EN LOS EMBAJADORES, algunos de los objetos aparecen como declaración de principios en un momento de gran tensión política y religiosa. Dinteville comisionó el retrato en el mismo año en que Enrique VIII rompió con la iglesia católica para casarse con la siempre controvertida Ana Bolena. Dinteville debía reportar a los reyes católicos de Francia qué sucedía en Inglaterra y seguramente estaba horrorizado por las noticias que enviaba. Holbein representa este conflicto a través del laúd, que con su cuerda rota simboliza el cisma eclesiástico, y lo refuerza con un libro de himnos luterano. A la vez, los objetos científicos son herramientas para estudiar y entender los astros, dando a entender que estos son hombres preocupados por el ámbito celestial y divino. El mensaje es muy claro: Dinteville quiso dejar testimonio de su lugar del lado correcto de la historia. Hoy quienes aparecen en nuestras pantallas rodeados de sus fotografías con líderes del mundo me recuerdan a Dinteville.

Después de Holbein, el siguiente pintor en lograr una gran notoriedad en la corte inglesa sería Anton van Dyck. El flamenco llegó a Londres por invitación de Carlos I, un monarca particularmente apasionado por las artes, y ahí desarrollaría una importante producción plástica en la que domina el retrato. Van Dyck perfeccionó el género, rompiendo con las formas más rígidas de sus antecesores al introducir la individualidad del personaje. Sus obras son de cierta forma una colaboración entre modelo y artista: hay una conciencia del sujeto sobre el acto de posar. Lo que vemos en los retratos de Van Dyck es una corte apasionada por la moda y por su propia imagen; difícilmente encontraremos misteriosos objetos o lecturas eruditas, no, lo que estos lores y damas querían mostrar eran sus delicados encajes, sus terciopelos con brocados de oro y sus botas de tacón.

"En esta época de videoconferencias, clases en línea y mesas de debate virtual, todos somos Los embajadores de Hans Holbein".

La semana pasada, en una fiesta virtual, un amigo nos decía que percibía a sus alumnos más arreglados para las clases en línea que las presenciales, como si se sintieran más observados ahora que deben sentarse frente a la lente de sus computadoras; otra amiga se quejaba de que sus compañeras de trabajo aparecen siempre impecables y perfectamente maquilladas en su pantalla, cuando ella apenas tiene energía para bañarse. Más conscientes de su imagen que antes, los imagino a todos ellos como Lord John Stuart retratado por Van Dyck en una pose digna de las revistas de moda más prestigiadas, o como su propia esposa Mary, quien en una obra de la colección del Museo del Prado nos mira con las cejas arqueadas en una actitud altiva mientras nos presume el elegante rosario que trae en la muñeca.

CON LA LLEGADA de la Ilustración, el conocimiento se convirtió en elemento central del retrato.
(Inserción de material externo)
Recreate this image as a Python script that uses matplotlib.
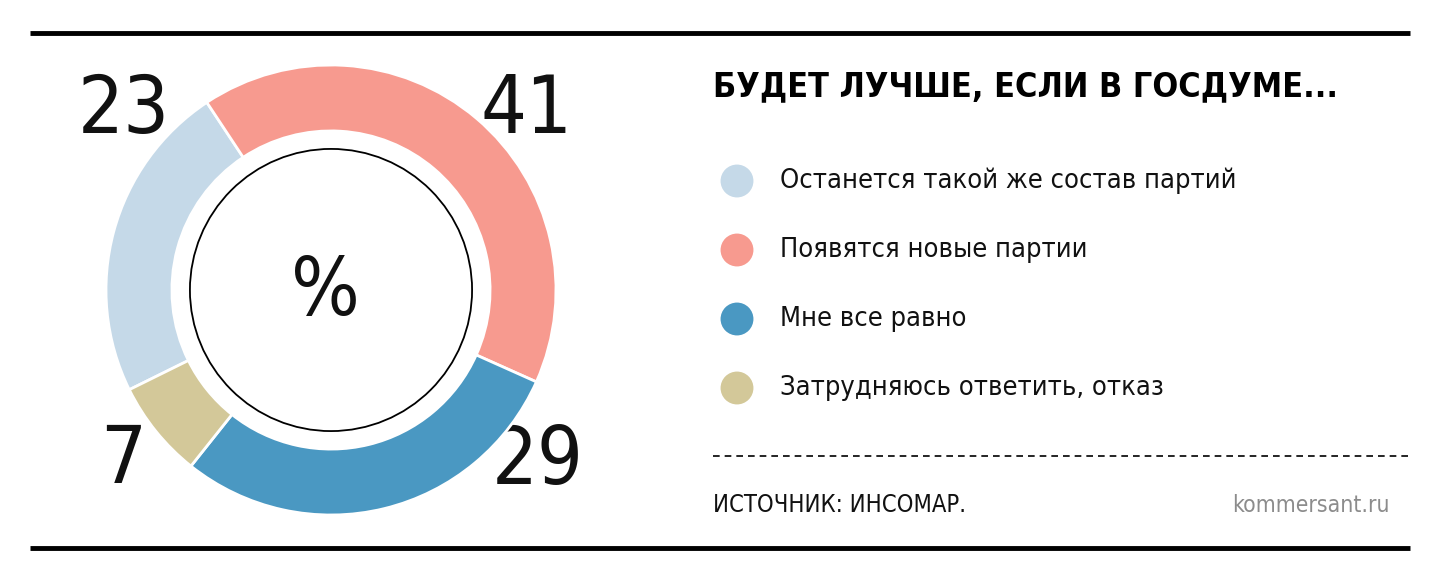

El interés por el coleccionismo ya era frecuente en las pinturas barrocas, donde el arte y los libros representaban erudición y poder económico, como podemos ver en las habitaciones atiborradas de cuadros de los gabinetes de pintura creados por Cornelius de Baellieur, David Teniers o Willem van der Haecht. Conforme las ideas de la Ilustración se extendían y arraigaban, los libros y las colecciones de antigüedades grecorromanas adquirían mayor protagonismo, junto con globos terráqueos y mapas. Al combinarse, estos elementos demostraban erudición y buen gusto, pero también mundo. Así, Luis XVI se mandó retratar señalando mapas con instrumentos cartográficos en Luis XVI dando sus instrucciones a La Pérouse de Nicolas-André Monsiau (1785), mientras intelectuales y exploradores como Alexander von Humboldt eran representados en sus bibliotecas, rodeados de souvenirs de viaje, con papel y pluma en mano. Un ejemplo mexicano sería el retrato de Sor Juana Inés de la Cruz pintado por Miguel Cabrera (1750), en el que se destaca la sabiduría de la poeta y su dedicación al estudio a través de sus libros.

DE ESTA MANERA, los retratos son una demostración del capital económico de quien los comisiona, pero también de su capital cultural; a través de ellos los personajes retratados nos dicen todo esto es mío y, a su vez, todo esto sé. En realidad, no es muy distinto a lo que hacemos ahora al aparecer en las pantallas de nuestros colegas o del público frente a nuestros libros o cuadros preferidos. Algunos quizá hasta se sientan tentados a comprar ese fondo falso de librero.